The csv module generally has a lower memory footprint compared to pandas, as it reads and processes data row by row. pandas loads the entire file into memory as a DataFrame, which can be memory-intensive for large datasets. Consider using chunking in pandas (pd.read_csv(..., chunksize=1000)) for large CSV files to process the data in smaller, manageable chunks. Similarly, use pd.read_excel with appropriate chunk sizes or generators if the excel file is too large.

Alternatives

For very large datasets that don't fit into memory, consider using databases (e.g., SQLite, PostgreSQL) or specialized data formats like Parquet or Feather, which are designed for efficient storage and retrieval of large datasets. These formats offer better compression and faster read/write speeds compared to CSV and Excel.

Pros of CSV and Excel

  • CSV: Simple, widely supported, human-readable, low overhead.
  • Excel: User-friendly interface, built-in data manipulation tools, good for quick analysis and visualization.

Cons of CSV and Excel

  • CSV: Lacks data type information, can be difficult to handle complex data structures, susceptible to errors due to inconsistent formatting.
  • Excel: Can be slow with large datasets, proprietary format, not ideal for version control.

FAQ

  • How do I handle missing values in CSV or Excel files?

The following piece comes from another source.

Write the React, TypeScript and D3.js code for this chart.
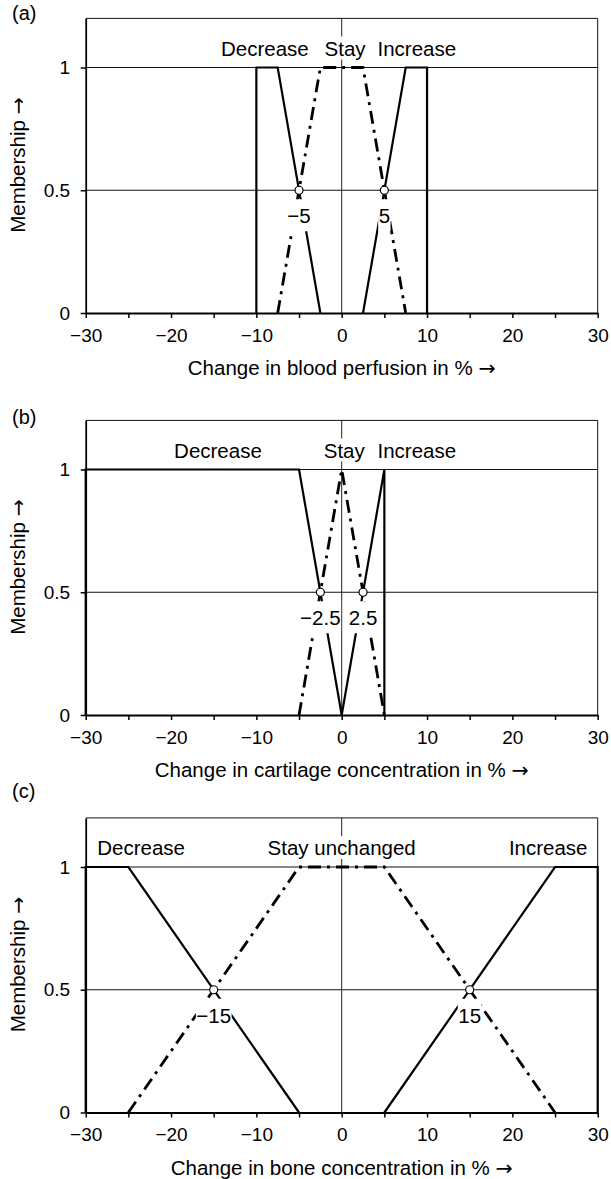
import { useEffect, useRef } from "react";
import * as d3 from "d3";

// axis ticks
const xTicks = [-30, -20, -10, 0, 10, 20, 30];
const xMinorTicks = [-25, -15, -5, 5, 15, 25];
const yTicks = [0, 0.5, 1];
const yTickLabels = ["0", "0.5", "1"];

// (a) blood perfusion
const aTitle = "Change in blood perfusion in %";
const aCategories = ["Decrease", "Stay", "Increase"];
const aDecrease: [number, number][] = [[-10, 0], [-10, 1], [-7.5, 1], [-2.5, 0]];
const aStay: [number, number][] = [[-7.5, 0], [-2.5, 1], [2.5, 1], [7.5, 0]];
const aIncrease: [number, number][] = [[2.5, 0], [7.5, 1], [10, 1], [10, 0]];
const aCross = [-5, 5];
const aCrossLabels = ["\u22125", "5"];

// (b) cartilage concentration
const bTitle = "Change in cartilage concentration in %";
const bCategories = ["Decrease", "Stay", "Increase"];
const bDecrease: [number, number][] = [[-30, 0], [-30, 1], [-5, 1], [0, 0]];
const bStay: [number, number][] = [[-5, 0], [0, 1], [5, 0]];
const bIncrease: [number, number][] = [[0, 0], [5, 1], [5, 0]];
const bCross = [-2.5, 2.5];
const bCrossLabels = ["\u22122.5", "2.5"];

// (c) bone concentration
const cTitle = "Change in bone concentration in %";
const cCategories = ["Decrease", "Stay unchanged", "Increase"];
const cDecrease: [number, number][] = [[-30, 0], [-30, 1], [-25, 1], [-5, 0]];
const cStay: [number, number][] = [[-25, 0], [-5, 1], [5, 1], [25, 0]];
const cIncrease: [number, number][] = [[5, 0], [25, 1], [30, 1], [30, 0]];
const cCross = [-15, 15];
const cCrossLabels = ["\u221215", "15"];

const panels = [
  { tag: "(a)", title: aTitle, cats: aCategories, dec: aDecrease, stay: aStay, inc: aIncrease, cross: aCross, crossLabels: aCrossLabels },
  { tag: "(b)", title: bTitle, cats: bCategories, dec: bDecrease, stay: bStay, inc: bIncrease, cross: bCross, crossLabels: bCrossLabels },
  { tag: "(c)", title: cTitle, cats: cCategories, dec: cDecrease, stay: cStay, inc: cIncrease, cross: cCross, crossLabels: cCrossLabels },
];

// layout
const W = 611;
const H = 1179;
const zeroY = [313, 715, 1112.5];
const tagY = [20, 424, 798];
const catX = [
  [-9, 0.4, 8.8],
  [-14.5, 0.3, 8.8],
  [-23.5, 0, 24.2],
];
const unit = 245.5;
const FONT = "'Liberation Sans', Arial, Helvetica, sans-serif";
const ARROW_FONT = "'DejaVu Sans', sans-serif";

function App() {
  const svgRef = useRef<SVGSVGElement>(null);

  useEffect(() => {
    if (!svgRef.current) return;
    const svg = d3.select(svgRef.current);
    svg.selectAll("*").remove();
    svg.append("rect").attr("width", W).attr("height", H).attr("fill", "#fff");

    const x = d3.scaleLinear().domain([-30, 30]).range([85.7, 597.7]);

    panels.forEach((p, i) => {
      const y0 = zeroY[i];
      const y = d3.scaleLinear().domain([0, 1.2]).range([y0, y0 - 1.2 * unit]);
      const g = svg.append("g").attr("font-family", FONT).attr("fill", "#000");

      // grid
      g.append("line")
        .attr("x1", x(0)).attr("x2", x(0))
        .attr("y1", y(0)).attr("y2", y(1.2))
        .attr("stroke", "#222").attr("stroke-width", 1);
      [0.5, 1].forEach((v) => {
        g.append("line")
          .attr("x1", x(-30)).attr("x2", x(30))
          .attr("y1", y(v)).attr("y2", y(v))
          .attr("stroke", "#111").attr("stroke-width", 1);
      });
      // frame top / right
      g.append("path")
        .attr("d", `M${x(-30)},${y(1.2)}H${x(30)}V${y(0)}`)
        .attr("fill", "none").attr("stroke", "#111").attr("stroke-width", 1);

      // x axis
      const xa = g.append("g").attr("transform", `translate(0,${y0})`)
        .call(
          d3.axisBottom(x)
            .tickValues([...xTicks, ...xMinorTicks])
            .tickSize(5)
            .tickSizeOuter(0)
            .tickPadding(10.5)
            .tickFormat((d) => (xTicks.includes(+d) ? String(d).replace("-", "\u2212") : ""))
        );
      xa.select(".domain").attr("stroke-width", 2);
      xa.selectAll(".tick line").attr("stroke-width", 1.5);
      xa.selectAll("text").attr("font-size", 19).attr("font-family", FONT);

      // y axis
      const ya = g.append("g").attr("transform", `translate(${x(-30)},0)`)
        .call(
          d3.axisLeft(y)
            .tickValues(yTicks)
            .tickSize(5)
            .tickSizeOuter(0)
            .tickPadding(10.5)
            .tickFormat((d, k) => yTickLabels[k])
        );
      ya.select(".domain").attr("stroke-width", 1.8);
      ya.selectAll(".tick line").attr("stroke-width", 1.5);
      ya.selectAll("text").attr("font-size", 19).attr("font-family", FONT);

      // curves
      const line = d3.line<[number, number]>().x((d) => x(d[0])).y((d) => y(d[1]));
      [p.dec, p.inc].forEach((s) => {
        g.append("path").attr("d", line(s)).attr("fill", "none")
          .attr("stroke", "#000").attr("stroke-width", 2.2).attr("stroke-linejoin", "miter");
      });
      g.append("path").attr("d", line(p.stay)).attr("fill", "none")
        .attr("stroke", "#000").attr("stroke-width", 2.8)
        .attr("stroke-dasharray", "13,6,3,6");

      // labels with white background
      const boxed = (tx: number, ty: number, txt: string, size: number, padT: number, padB: number, padX: number) => {
        const bg = g.append("rect").attr("fill", "#fff");
        const t = g.append("text").attr("x", tx).attr("y", ty)
          .attr("text-anchor", "middle").attr("font-size", size).text(txt);
        const bb = (t.node() as SVGTextElement).getBBox();
        bg.attr("x", bb.x - padX).attr("y", bb.y - padT)
          .attr("width", bb.width + 2 * padX).attr("height", bb.height + padT + padB);
      };

      p.cats.forEach((c, k) => boxed(x(catX[i][k]), y(1) - 12, c, 20.5, 0, 0, 1));
      p.cross.forEach((c, k) => boxed(x(c), y(0.5) + 33, p.crossLabels[k], 20.5, 5, 4, 0.5));

      // crossing markers
      g.selectAll("circle.cross").data(p.cross).join("circle")
        .attr("class", "cross")
        .attr("cx", (d) => x(d)).attr("cy", y(0.5)).attr("r", 4)
        .attr("fill", "#fff").attr("stroke", "#000").attr("stroke-width", 1.2);

      // titles
      const t = g.append("text").attr("x", x(0)).attr("y", y0 + 62)
        .attr("text-anchor", "middle").attr("font-size", 20.5);
      t.append("tspan").text(p.title + " ");
      t.append("tspan").attr("font-family", ARROW_FONT).text("\u2192");

      const m = g.append("text")
        .attr("transform", `translate(25,${y0 - 148}) rotate(-90)`)
        .attr("text-anchor", "middle").attr("font-size", 20.5);
      m.append("tspan").text("Membership ");
      m.append("tspan").attr("font-family", ARROW_FONT).text("\u2192");

      g.append("text").attr("x", 12).attr("y", tagY[i]).attr("font-size", 20).text(p.tag);
    });
  }, []);

  return (
    <svg
      ref={svgRef}
      width={W}
      height={H}
      style={{ position: "absolute", left: 0, top: 0 }}
    />
  );
}

export default App;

    Pandas provides functions like fillna(), dropna(), and interpolate() to handle missing values. You can replace missing values with a specific value, remove rows or columns containing missing values, or interpolate missing values based on neighboring data points.

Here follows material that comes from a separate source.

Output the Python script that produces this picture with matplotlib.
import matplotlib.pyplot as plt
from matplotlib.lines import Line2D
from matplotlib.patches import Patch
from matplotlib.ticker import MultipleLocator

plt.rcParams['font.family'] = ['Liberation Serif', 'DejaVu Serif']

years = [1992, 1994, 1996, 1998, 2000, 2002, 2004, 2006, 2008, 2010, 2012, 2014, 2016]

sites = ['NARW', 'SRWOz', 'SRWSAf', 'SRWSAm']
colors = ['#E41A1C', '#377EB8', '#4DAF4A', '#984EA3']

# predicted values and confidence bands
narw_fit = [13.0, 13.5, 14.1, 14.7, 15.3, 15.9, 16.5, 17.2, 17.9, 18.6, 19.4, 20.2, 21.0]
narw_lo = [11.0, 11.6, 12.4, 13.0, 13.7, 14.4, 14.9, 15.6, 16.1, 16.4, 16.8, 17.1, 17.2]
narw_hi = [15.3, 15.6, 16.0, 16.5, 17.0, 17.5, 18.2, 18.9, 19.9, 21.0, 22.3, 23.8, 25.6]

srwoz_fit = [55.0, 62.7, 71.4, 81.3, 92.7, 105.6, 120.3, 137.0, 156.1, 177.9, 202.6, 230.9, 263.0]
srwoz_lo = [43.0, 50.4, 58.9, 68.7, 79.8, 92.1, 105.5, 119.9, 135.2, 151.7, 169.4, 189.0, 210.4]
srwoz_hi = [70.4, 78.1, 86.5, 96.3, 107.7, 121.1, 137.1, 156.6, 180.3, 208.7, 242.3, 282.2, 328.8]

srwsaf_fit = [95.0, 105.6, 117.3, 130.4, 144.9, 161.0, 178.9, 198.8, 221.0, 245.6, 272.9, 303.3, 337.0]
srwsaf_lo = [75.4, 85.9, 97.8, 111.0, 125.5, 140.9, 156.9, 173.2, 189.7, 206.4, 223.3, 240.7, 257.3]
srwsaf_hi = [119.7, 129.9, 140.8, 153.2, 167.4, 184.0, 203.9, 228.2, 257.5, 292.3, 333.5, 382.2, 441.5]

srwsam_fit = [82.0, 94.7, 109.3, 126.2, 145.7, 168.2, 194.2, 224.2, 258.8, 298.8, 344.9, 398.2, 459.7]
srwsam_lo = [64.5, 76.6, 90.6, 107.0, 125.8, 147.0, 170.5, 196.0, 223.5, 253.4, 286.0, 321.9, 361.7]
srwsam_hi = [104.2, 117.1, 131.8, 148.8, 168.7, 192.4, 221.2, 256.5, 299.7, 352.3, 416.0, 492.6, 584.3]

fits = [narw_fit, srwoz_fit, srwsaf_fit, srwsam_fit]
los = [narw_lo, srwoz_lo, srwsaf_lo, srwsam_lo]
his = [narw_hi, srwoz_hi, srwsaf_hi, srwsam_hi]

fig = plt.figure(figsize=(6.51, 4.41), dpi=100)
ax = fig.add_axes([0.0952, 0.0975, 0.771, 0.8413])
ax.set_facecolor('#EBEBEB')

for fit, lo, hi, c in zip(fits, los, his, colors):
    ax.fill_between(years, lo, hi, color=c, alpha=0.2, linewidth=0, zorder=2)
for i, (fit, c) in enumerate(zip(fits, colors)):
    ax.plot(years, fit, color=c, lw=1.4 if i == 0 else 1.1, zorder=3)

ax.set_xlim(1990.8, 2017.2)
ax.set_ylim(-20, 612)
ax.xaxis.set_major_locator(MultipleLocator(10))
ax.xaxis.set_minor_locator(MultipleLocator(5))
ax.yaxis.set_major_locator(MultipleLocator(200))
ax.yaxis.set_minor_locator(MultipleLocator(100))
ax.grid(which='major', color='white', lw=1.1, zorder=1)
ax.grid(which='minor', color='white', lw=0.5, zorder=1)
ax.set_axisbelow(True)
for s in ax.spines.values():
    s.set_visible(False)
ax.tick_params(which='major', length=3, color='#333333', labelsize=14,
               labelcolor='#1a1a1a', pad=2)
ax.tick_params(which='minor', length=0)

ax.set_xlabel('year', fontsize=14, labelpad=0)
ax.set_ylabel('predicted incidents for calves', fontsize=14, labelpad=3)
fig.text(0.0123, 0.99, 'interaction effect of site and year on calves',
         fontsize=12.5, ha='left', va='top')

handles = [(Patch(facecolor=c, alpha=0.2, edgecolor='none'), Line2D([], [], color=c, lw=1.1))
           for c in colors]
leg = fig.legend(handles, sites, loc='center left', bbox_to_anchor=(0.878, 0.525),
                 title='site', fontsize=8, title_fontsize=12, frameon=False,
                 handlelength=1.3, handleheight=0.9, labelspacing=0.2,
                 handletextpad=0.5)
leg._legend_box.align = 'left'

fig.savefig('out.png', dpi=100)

  • How can I read only specific columns from a CSV file?

    In pandas, you can use the usecols parameter in the read_csv() function to specify the columns to read. For example: data = pd.read_csv('data.csv', usecols=['Name', 'Age']).

  • How can I handle different delimiters in CSV files (e.g., semicolon instead of comma)?

    Use the delimiter or sep parameter in the csv.reader() function or pd.read_csv() function to specify the delimiter. For example: data = pd.read_csv('data.csv', sep=';').